Call when it is safe for me to come home.
 

porn-star said:
One day, a female colleague send me this joke.



and being a smarta** that I am, I replied with this..



Come come, post some jokes here... after a hard day of crap work, I wanna laugh...

:bsmilie: :bsmilie: :bsmilie:
 

Ashleyy said:
Here's something that's kinda Joke and Kinda for reflection.. Enjoy:

A mother passing by her daughter's bedroom was astonished to see the bed
was nicely made and everything was picked up. Then she saw an envelope
propped up prominently on the center of the bed. It was addressed,
"Mom."

With the worst premonition, she opened the envelope
and read the letter with trembling hands:

Dear Mom,
It is with great regret and sorrow that I'm writing
to you. I had to elope with my new boyfriend because I wanted to avoid a
scene with Dad and you.

I've been finding real passion with John and he is so
nice-even with all his piercings, tattoos, beard, and his motorcycle
clothes. But it's not only the passion mom, I'm pregnant and John said that
we will be very happy. He already owns a trailer in the woods and has
a stack of firewood for the whole winter. He wants to have many more
children with me and that's now one of my dreams too.

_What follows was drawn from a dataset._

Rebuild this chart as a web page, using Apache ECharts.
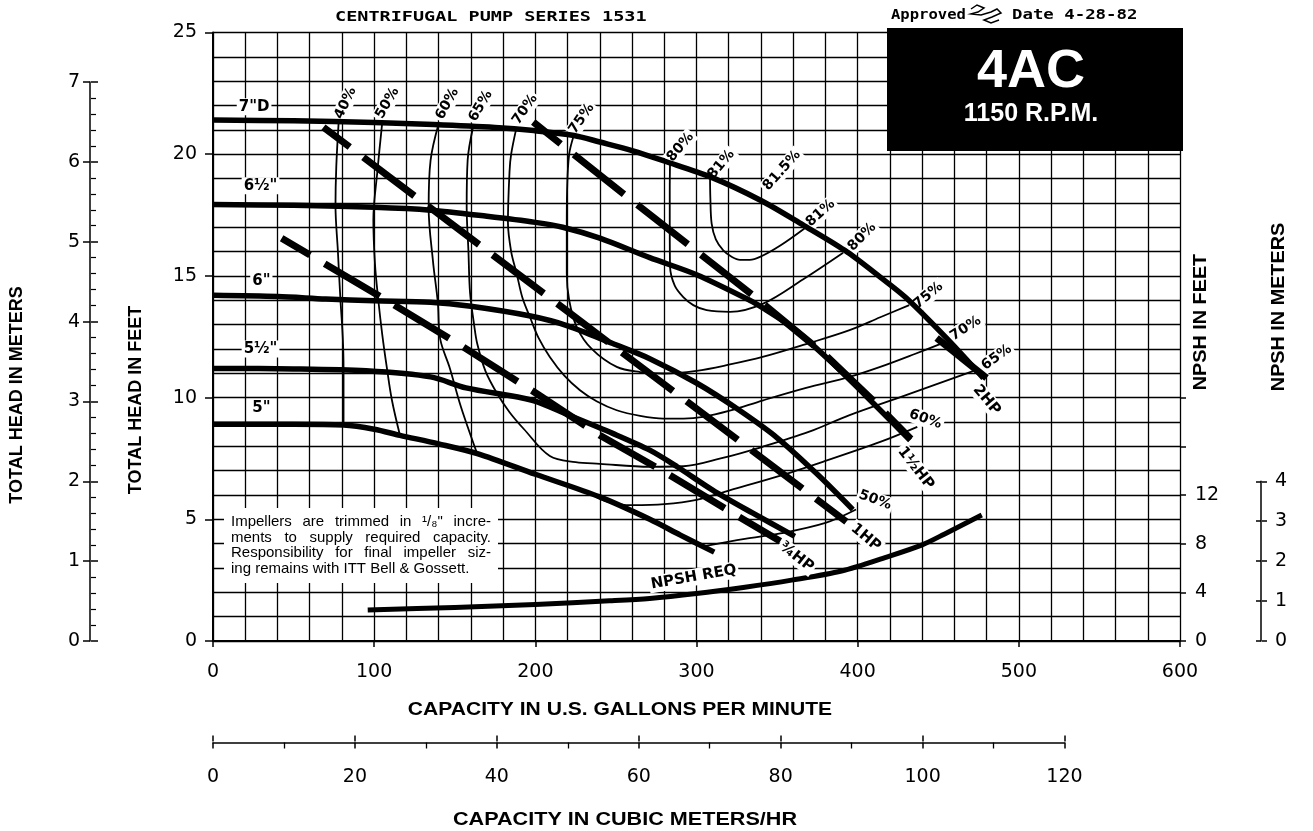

John taught me that marijuana doesn't really hurt
anyone and we'll be growing it for us and trading it with his friends for
all the cocaine and ecstasy we want.

Don't worry Mom, I'm 15 years old now and I know how
to take care of myself. Some day I'm sure we'll be back to visit so you can
get to know your grandchildren.

Your daughter,
Judith

PS: Mom, none of the above is true. I'm over at the neighbor's house.
I just wanted to remind you that there are worse things
in life than my report card that's in my desk center drawer. I love you!
Call when it is safe for me to come home.

:bsmilie: :bsmilie: :bsmilie:
 

Koolpixel said:
You have started a new thread which is similar to Just for laugh eh.

Oppss.. sorry folks, I started this thread without realising that there's already one that is similar. Closing this thread so that all the jokes can be placed in a single thread.